4. A duplicate ACK arrives, so ++dupcaks_ (line 290).  "v_newcwnd_ =
   double(win)" is not executed since we are in "CWND_ACTION_TIMEOUT" 
   state and hence v_newcwnd_ stays 0.
5. A new ACK arrives and cwnd_ is set to v_newcwnd_ (line 137), which is
   0.  The TCP sender drops dead.

I got this case using an error model on a link.

Potential solutions:

1. When timeout occurs, set v_worried_ to 0.  It seems to make no sense to
   "keep worried" in common cases, since usually all outstanding packets
   will be retransmitted anyway after a timeout.

However, the problem may still occur if there are more than 3 duplicate
ACKs right after a timeout and therefore v_newcwnd_ stays 0 and dupacks_
becomes > 3.

2. Inflate cwnd_ even though the test on lines 299, 300 fails.  This
   closes a loophole in trying to guarantee that if dupacks_ > 3, cwnd_
   must have been inflated.  I am not sure if there are other loopholes.
   In fact, RenoTcpAgent does this in similar cases (tcp-reno.cc, line 88,
   whether dupack_action() decides to "slow down" or not).  I've tried to
   fix it this way but haven't come up with a "clean" code that I'm happy
   with.

3. Another curious problem is the test "if(dupacks_ > NUMDUPACKS &&  cwnd_
   > v_newcwnd_)" itself (line 136).  I think it should be "if(dupacks_ >=
   NUMDUPACKS &&  cwnd_ > v_newcwnd_)".  In "normal" cases (i.e., the
   problems I mentioned above *not included*), dupacks_ == 3 means cwnd_
   has been inflated, and I don't see why it shouldn't be restored to its
   pre-inflation value in this particular case.

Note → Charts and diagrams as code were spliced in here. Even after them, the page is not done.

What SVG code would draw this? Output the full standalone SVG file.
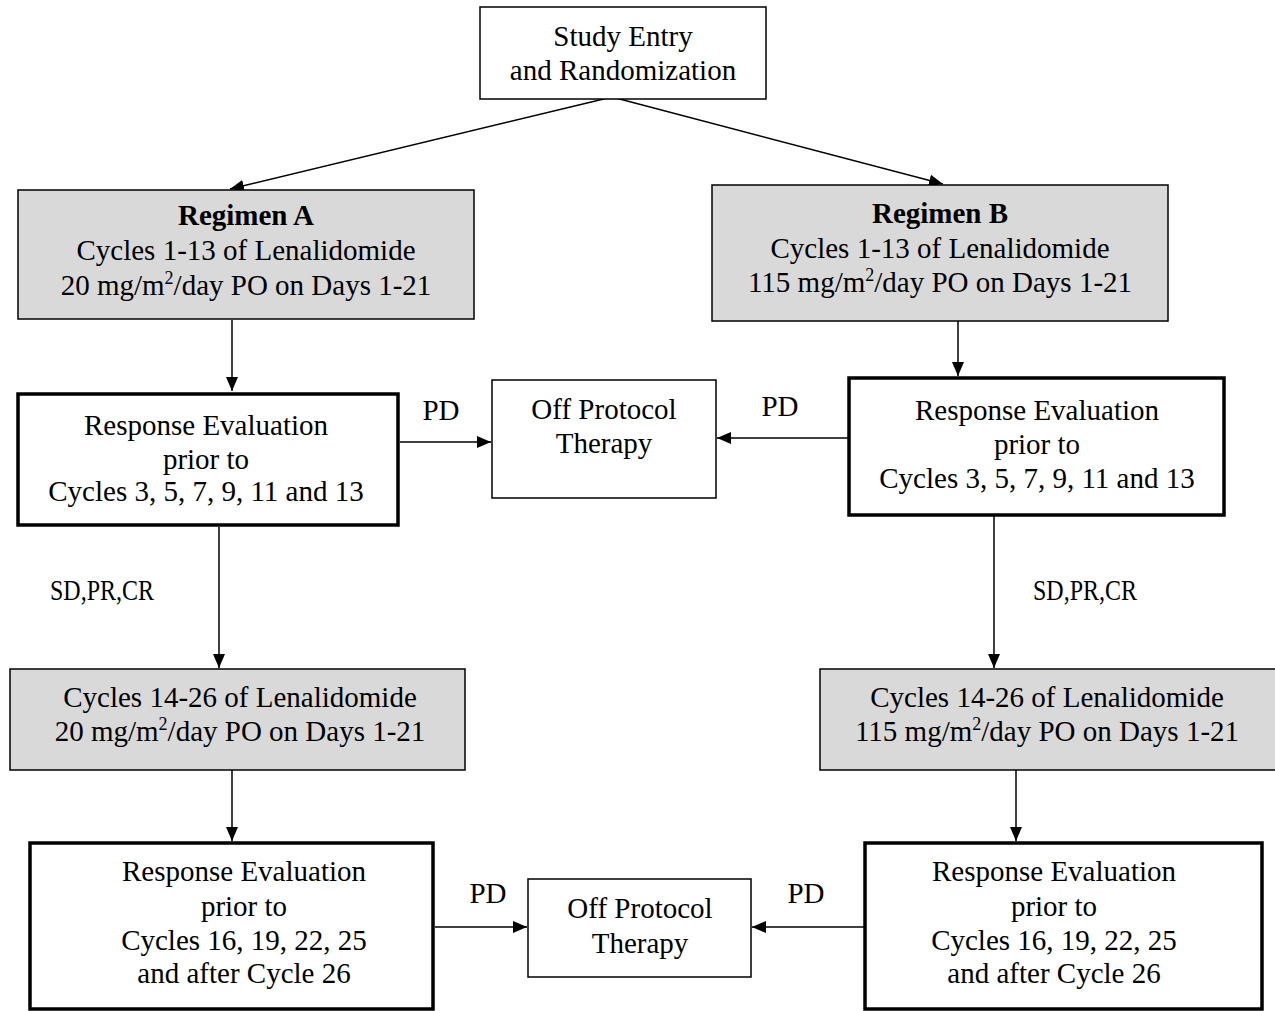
<svg xmlns="http://www.w3.org/2000/svg" width="1275" height="1011" viewBox="0 0 1275 1011">
<defs>
<style>
text{font-family:"Liberation Serif","Times New Roman",serif;font-size:29px;fill:#000;text-anchor:middle}
.b{font-weight:bold}
.sup{font-size:18px}
.box{fill:#fff;stroke:#000;stroke-width:1.5}
.gray{fill:#d9d9d9;stroke:#000;stroke-width:1.5}
.thick{fill:#fff;stroke:#000;stroke-width:3.5}
.c{stroke:#000;stroke-width:1.5;fill:none;marker-end:url(#ah)}
</style>
<marker id="ah" markerUnits="userSpaceOnUse" markerWidth="14" markerHeight="14" viewBox="0 0 14 14" refX="14" refY="7" orient="auto">
<path d="M0,1 L14,7 L0,13 Z" fill="#000"/>
</marker>
</defs>
<rect width="1275" height="1011" fill="#fff"/>

<g id="connectors">
<line class="c" x1="612" y1="97" x2="230" y2="189"/>
<line class="c" x1="612" y1="97" x2="943" y2="184"/>
<line class="c" x1="232" y1="320" x2="232" y2="391"/>
<line class="c" x1="958" y1="321" x2="958" y2="376"/>
<line class="c" x1="400" y1="442" x2="491" y2="442"/>
<line class="c" x1="848" y1="438" x2="717" y2="438"/>
<line class="c" x1="219" y1="527" x2="219" y2="668"/>
<line class="c" x1="994" y1="516" x2="994" y2="668"/>
<line class="c" x1="232" y1="770" x2="232" y2="841"/>
<line class="c" x1="1016" y1="770" x2="1016" y2="841"/>
<line class="c" x1="435" y1="927" x2="527" y2="927"/>
<line class="c" x1="865" y1="927" x2="752" y2="927"/>
<text x="441" y="420">PD</text>
<text x="780" y="416">PD</text>
<text x="102" y="600" textLength="104" lengthAdjust="spacingAndGlyphs">SD,PR,CR</text>
<text x="1085" y="600" textLength="104" lengthAdjust="spacingAndGlyphs">SD,PR,CR</text>
<text x="488" y="903">PD</text>
<text x="806" y="903">PD</text>
</g>

<g id="study-entry">
<rect class="box" x="480" y="7" width="286" height="92"/>
<text x="623" y="46">Study Entry</text>
<text x="623" y="80">and Randomization</text>
</g>

<g id="regimen-a">
<rect class="gray" x="18" y="190" width="456" height="129"/>
<text x="246" y="225" class="b">Regimen A</text>
<text x="246" y="260">Cycles 1-13 of Lenalidomide</text>
<text x="246" y="295">20 mg/m<tspan class="sup" dy="-11">2</tspan><tspan dy="11">/day PO on Days 1-21</tspan></text>
</g>

<g id="regimen-b">
<rect class="gray" x="712" y="185" width="456" height="136"/>
<text x="940" y="223" class="b">Regimen B</text>
<text x="940" y="258">Cycles 1-13 of Lenalidomide</text>
<text x="940" y="292">115 mg/m<tspan class="sup" dy="-11">2</tspan><tspan dy="11">/day PO on Days 1-21</tspan></text>
</g>

<g id="response-a1">
<rect class="thick" x="18" y="394" width="380" height="131"/>
<text x="206" y="435">Response Evaluation</text>
<text x="206" y="469">prior to</text>
<text x="206" y="501">Cycles 3, 5, 7, 9, 11 and 13</text>
</g>

<g id="off-protocol-1">
<rect class="box" x="492" y="380" width="224" height="118"/>
<text x="604" y="419">Off Protocol</text>
<text x="604" y="453">Therapy</text>
</g>

<g id="response-b1">
<rect class="thick" x="849" y="378" width="375" height="137"/>
<text x="1037" y="420">Response Evaluation</text>
<text x="1037" y="454">prior to</text>
<text x="1037" y="488">Cycles 3, 5, 7, 9, 11 and 13</text>
</g>

<g id="cycles-a2">
<rect class="gray" x="10" y="669" width="455" height="101"/>
<text x="240" y="707">Cycles 14-26 of Lenalidomide</text>
<text x="240" y="741">20 mg/m<tspan class="sup" dy="-11">2</tspan><tspan dy="11">/day PO on Days 1-21</tspan></text>
</g>

<g id="cycles-b2">
<rect class="gray" x="820" y="669" width="460" height="101"/>
<text x="1047" y="707">Cycles 14-26 of Lenalidomide</text>
<text x="1047" y="741">115 mg/m<tspan class="sup" dy="-11">2</tspan><tspan dy="11">/day PO on Days 1-21</tspan></text>
</g>

<g id="response-a2">
<rect class="thick" x="30" y="843" width="403" height="166"/>
<text x="244" y="881">Response Evaluation</text>
<text x="244" y="916">prior to</text>
<text x="244" y="950">Cycles 16, 19, 22, 25</text>
<text x="244" y="983">and after Cycle 26</text>
</g>

<g id="off-protocol-2">
<rect class="box" x="528" y="879" width="223" height="98"/>
<text x="640" y="918">Off Protocol</text>
<text x="640" y="953">Therapy</text>
</g>

<g id="response-b2">
<rect class="thick" x="865" y="843" width="397" height="166"/>
<text x="1054" y="881">Response Evaluation</text>
<text x="1054" y="916">prior to</text>
<text x="1054" y="950">Cycles 16, 19, 22, 25</text>
<text x="1054" y="983">and after Cycle 26</text>
</g>
</svg>
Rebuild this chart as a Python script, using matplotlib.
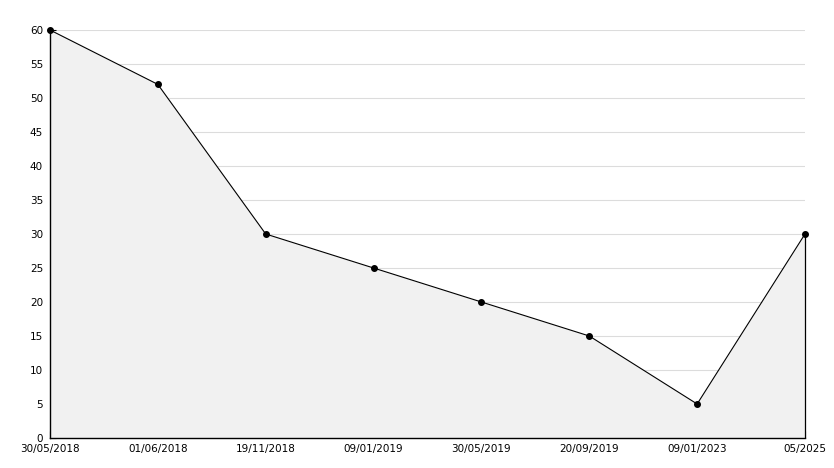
import numpy as np
import matplotlib.pyplot as plt
from matplotlib.ticker import MultipleLocator

# data
dates = ['30/05/2018', '01/06/2018', '19/11/2018', '09/01/2019',
         '30/05/2019', '20/09/2019', '09/01/2023', '05/2025']
values = [60, 52, 30, 25, 20, 15, 5, 30]

x = np.arange(len(dates))

fig = plt.figure(figsize=(8.34, 4.68), dpi=100)
ax = fig.add_axes([50 / 834, 1 - 438 / 468, 755 / 834, 408 / 468])

ax.fill_between(x, values, 0, color='#f1f1f1', lw=0, zorder=1)
ax.vlines(x[-1], 0, values[-1], color='black', lw=0.9, zorder=2, clip_on=False)
ax.plot(x, values, color='black', lw=0.8, marker='o', ms=4, zorder=3, clip_on=False)

ax.set_xlim(0, len(dates) - 1)
ax.set_ylim(0, 60)
ax.set_xticks(x)
ax.set_xticklabels(dates)
ax.yaxis.set_major_locator(MultipleLocator(5))
ax.yaxis.set_minor_locator(MultipleLocator(1))

ax.grid(axis='y', color='#dcdcdc', lw=0.8, zorder=0)
ax.set_axisbelow(True)

for side in ['top', 'right']:
    ax.spines[side].set_visible(False)
for side in ['left', 'bottom']:
    ax.spines[side].set_color('black')
    ax.spines[side].set_linewidth(1.0)

ax.tick_params(axis='x', direction='in', length=5, width=0.8, labelsize=7.5, pad=4)
ax.tick_params(axis='y', which='major', direction='in', length=4, width=0.8, labelsize=7.5, pad=5)
ax.tick_params(axis='y', which='minor', direction='in', length=3, width=0.8)

fig.savefig('out.png', dpi=100)
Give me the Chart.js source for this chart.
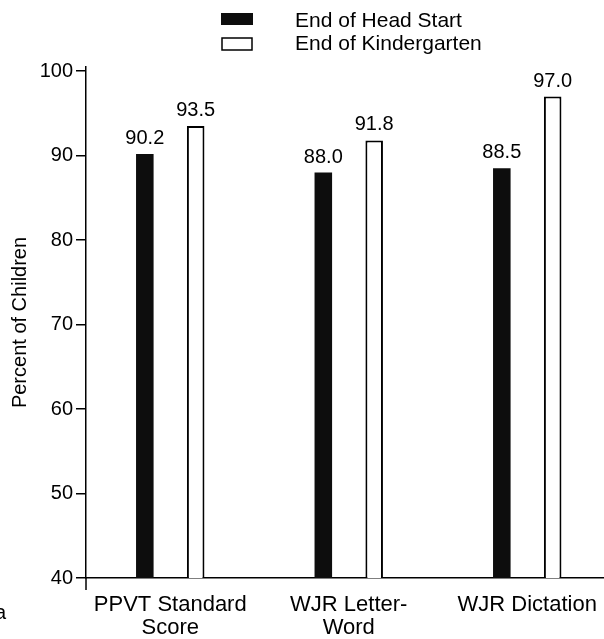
<!DOCTYPE html>
<html>
<head>
<meta charset="utf-8">
<script src="https://cdn.jsdelivr.net/npm/chart.js@4"></script>
<style>
  html, body { margin: 0; padding: 0; background: #fff; }
  #wrap { width: 604px; height: 639px; }
</style>
</head>
<body>
<div id="wrap"><canvas id="chart" width="604" height="639"></canvas></div>
<script>
// ---------- data ----------
const categories = [['PPVT Standard', 'Score'], ['WJR Letter-', 'Word'], ['WJR Dictation']];
const seriesNames = ['End of Head Start', 'End of Kindergarten'];
const headStart = [90.2, 88.0, 88.5];
const kindergarten = [93.5, 91.8, 97.0];
const yMin = 40, yMax = 100, yStep = 10;

const FONT = "'Liberation Sans', Arial, sans-serif";

// ---------- value labels above bars ----------
const valueLabels = {
  id: 'valueLabels',
  afterDatasetsDraw(chart) {
    const ctx = chart.ctx;
    ctx.save();
    ctx.font = '20px ' + FONT;
    ctx.fillStyle = '#000';
    ctx.textAlign = 'center';
    ctx.textBaseline = 'alphabetic';
    chart.data.datasets.forEach((ds, i) => {
      chart.getDatasetMeta(i).data.forEach((bar, j) => {
        ctx.fillText(ds.data[j].y.toFixed(1), bar.x, bar.y - 10);
      });
    });
    ctx.restore();
  }
};

// ---------- legend, axis stub and stray "a" ----------
const extras = {
  id: 'extras',
  afterDraw(chart) {
    const ctx = chart.ctx;
    const area = chart.chartArea;
    ctx.save();
    // legend
    const ds = chart.data.datasets;
    ctx.fillStyle = ds[0].backgroundColor;
    ctx.fillRect(221, 13, 32, 12);
    ctx.fillStyle = '#fff';
    ctx.strokeStyle = '#000';
    ctx.lineWidth = 1.5;
    ctx.fillRect(222, 38, 30, 12);
    ctx.strokeRect(222, 38, 30, 12);
    ctx.fillStyle = '#000';
    ctx.font = '21px ' + FONT;
    ctx.textAlign = 'left';
    ctx.textBaseline = 'middle';
    ctx.fillText(ds[0].label, 295, 21);
    ctx.fillText(ds[1].label, 295, 44);
    // y axis runs a little below the x axis
    ctx.beginPath();
    ctx.moveTo(area.left, area.bottom);
    ctx.lineTo(area.left, area.bottom + 12);
    ctx.stroke();
    // panel letter at the page edge
    ctx.font = '20px ' + FONT;
    ctx.textBaseline = 'alphabetic';
    ctx.fillText('a', -5, 619);
    ctx.restore();
  }
};

const ctx = document.getElementById('chart').getContext('2d');
new Chart(ctx, {
  type: 'bar',
  data: {
    datasets: [
      {
        label: seriesNames[0],
        data: headStart.map((v, i) => ({ x: i, y: v })),
        backgroundColor: '#0d0d0d',
        borderWidth: 0
      },
      {
        label: seriesNames[1],
        data: kindergarten.map((v, i) => ({ x: i, y: v })),
        backgroundColor: '#fff',
        borderColor: '#000',
        borderWidth: 2,
        borderSkipped: false
      }
    ]
  },
  options: {
    responsive: false,
    animation: false,
    layout: { padding: { top: 67, left: 0, right: 0, bottom: 0 } },
    categoryPercentage: 0.57,
    barPercentage: 0.345,
    plugins: {
      legend: { display: false },
      tooltip: { enabled: false }
    },
    scales: {
      x: {
        type: 'linear',
        offset: false,
        min: -0.472,
        max: 2.43,
        afterFit: s => { s.height = 61; s.paddingLeft = 0; s.paddingRight = 0; },
        grid: { display: false, drawTicks: false, offset: false },
        border: { display: true, color: '#000', width: 1.5 },
        ticks: {
          stepSize: 1,
          includeBounds: false,
          autoSkip: false,
          maxRotation: 0,
          padding: 15,
          color: '#000',
          font: { family: FONT, size: 22, lineHeight: 1.05 },
          callback: v => categories[Math.round(v)] || ''
        }
      },
      y: {
        min: yMin,
        max: yMax + 0.5,
        afterFit: s => { s.width = 86; },
        grid: { drawOnChartArea: false, drawTicks: true, tickLength: 10, color: '#000', lineWidth: 1.5 },
        border: { display: true, color: '#000', width: 1.5 },
        ticks: {
          stepSize: yStep,
          includeBounds: false,
          padding: 3,
          color: '#000',
          font: { family: FONT, size: 20 }
        },
        title: {
          display: true,
          text: 'Percent of Children',
          color: '#000',
          padding: { top: 8, bottom: 0 },
          font: { family: FONT, size: 20 }
        }
      }
    }
  },
  plugins: [valueLabels, extras]
});
</script>
</body>
</html>
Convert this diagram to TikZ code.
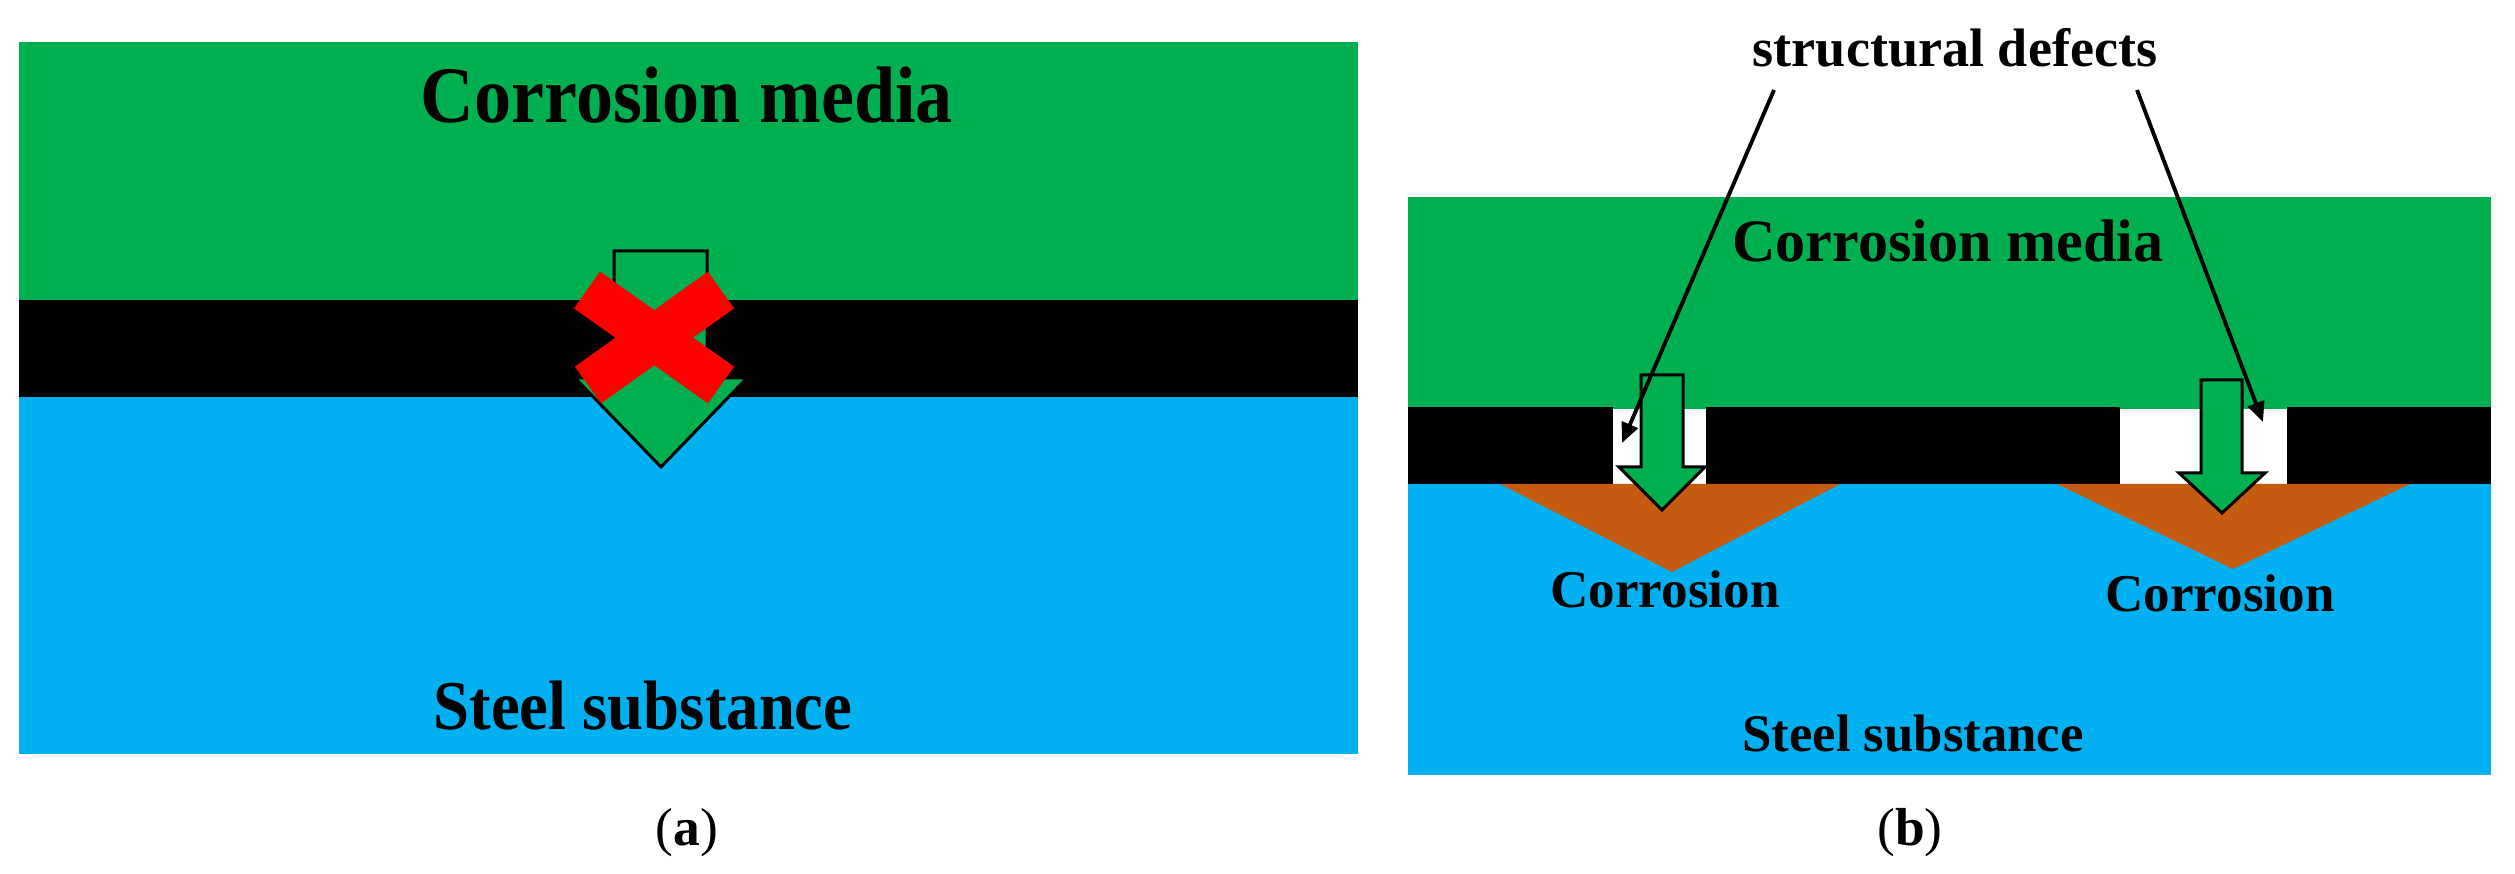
\documentclass[tikz,border=0pt]{standalone}
\usepackage{fontspec}
\setmainfont{Liberation Serif}
\usepackage{graphicx}
\usetikzlibrary{arrows.meta}

\definecolor{mediagreen}{RGB}{0,176,80}
\definecolor{steelblue}{RGB}{0,176,240}
\definecolor{rustbrown}{RGB}{197,90,17}

\begin{document}
\begin{tikzpicture}[x=0.01cm,y=-0.01cm,
	lbl/.style={inner sep=0pt,anchor=base},
	flow/.style={fill=mediagreen,draw=black,line width=0.85pt,miter limit=10},
	pointer/.style={-{Triangle[length=0.2cm,width=0.17cm]},line width=1.1pt}]
	\useasboundingbox (0,0) rectangle (2515,874);
	% (a)
	\fill[mediagreen] (19,42) rectangle (1358,300);
	\fill[black] (19,300) rectangle (1358,397);
	\fill[steelblue] (19,397) rectangle (1358,754);
	\filldraw[flow] (614,251) -- (707,251) -- (707,378) -- (747,378) -- (661,467) -- (575,378) -- (614,378) -- cycle;
	\draw[red,line width=0.45cm] (587,290) -- (721,385) (721,290) -- (588,385);
	\node[lbl,font=\bfseries\fontsize{22.8}{24}\selectfont] (mediaA) at (687,123) {\scalebox{0.925}[1]{Corrosion media}};
	\node[lbl,font=\bfseries\fontsize{19.9}{21}\selectfont] (steelA) at (643,730) {\scalebox{0.925}[1]{Steel substance}};
	\node[lbl,font=\fontsize{15.2}{16}\selectfont] (capA) at (687,846) {(\textbf{a})};
	% (b)
	\fill[mediagreen] (1408,197) rectangle (2491,409);
	\fill[black] (1408,407) rectangle (1613,484);
	\fill[black] (1706,407) rectangle (2120,484);
	\fill[black] (2287,407) rectangle (2491,484);
	\fill[steelblue] (1408,484) rectangle (2491,775);
	\fill[rustbrown] (1500,484) -- (1840,484) -- (1672,572) -- cycle;
	\fill[rustbrown] (2057,484) -- (2410,484) -- (2233,569) -- cycle;
	\filldraw[flow] (1641,375) -- (1683,375) -- (1683,467) -- (1705,467) -- (1662,510) -- (1619,467) -- (1641,467) -- cycle;
	\filldraw[flow] (2201,380) -- (2242,380) -- (2242,473) -- (2265,473) -- (2222,513) -- (2179,473) -- (2201,473) -- cycle;
	\node[lbl,font=\bfseries\fontsize{17.1}{18}\selectfont] (mediaB) at (1948,262) {Corrosion media};
	\node[lbl,font=\bfseries\fontsize{15.4}{16}\selectfont] (defects) at (1955,67) {structural defects};
	\node[lbl,font=\bfseries\fontsize{15.1}{16}\selectfont] (corr1) at (1665,608) {Corrosion};
	\node[lbl,font=\bfseries\fontsize{15.1}{16}\selectfont] (corr2) at (2220,612) {Corrosion};
	\node[lbl,font=\bfseries\fontsize{15}{16}\selectfont] (steelB) at (1913,752) {Steel substance};
	\node[lbl,font=\fontsize{15.2}{16}\selectfont] (capB) at (1910,846) {(\textbf{b})};
	\coordinate (p1) at (1774,90);
	\coordinate (p2) at (2137,90);
	\coordinate (gap1) at (1622,443);
	\coordinate (gap2) at (2263,422);
	\draw[pointer] (p1) -- (gap1);
	\draw[pointer] (p2) -- (gap2);
\end{tikzpicture}
\end{document}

A quick look at Brakmo's TCP Vegas implementation (on x-kernel;
ftp://ftp.cs.arizona.edu/xkernel/new-protocols/Vegas.tar.Z) shows that it
has the same problems of lingering "v_worried_" (1. above) and not
"deflating" cwnd_ in some cases (3. above), so I'm not sure if they are
bugs or features of TCP Vegas.  The x-kernel implementation may not have
the "drop dead" syndrome because it doesn't set v_newcwnd_ to 0 when a
timeout occurs.  However, it may still set a "wrong" cwnd_ value due to
the "v_worried_" problem.

In any case, I think we can't accept the "drop dead" phenomenon as a
feature of VegasTcpAgent.  If anyone knows of a newer TCP Vegas
implementation (than the x-kernel version mentioned above) that has
addressed these three problems, please let us (me and other interested
people) know.  Thanks a lot!

========================================
Kuang-Yeh Wang		[email protected]
University of Maryland at College Park
Department of Computer Science
========================================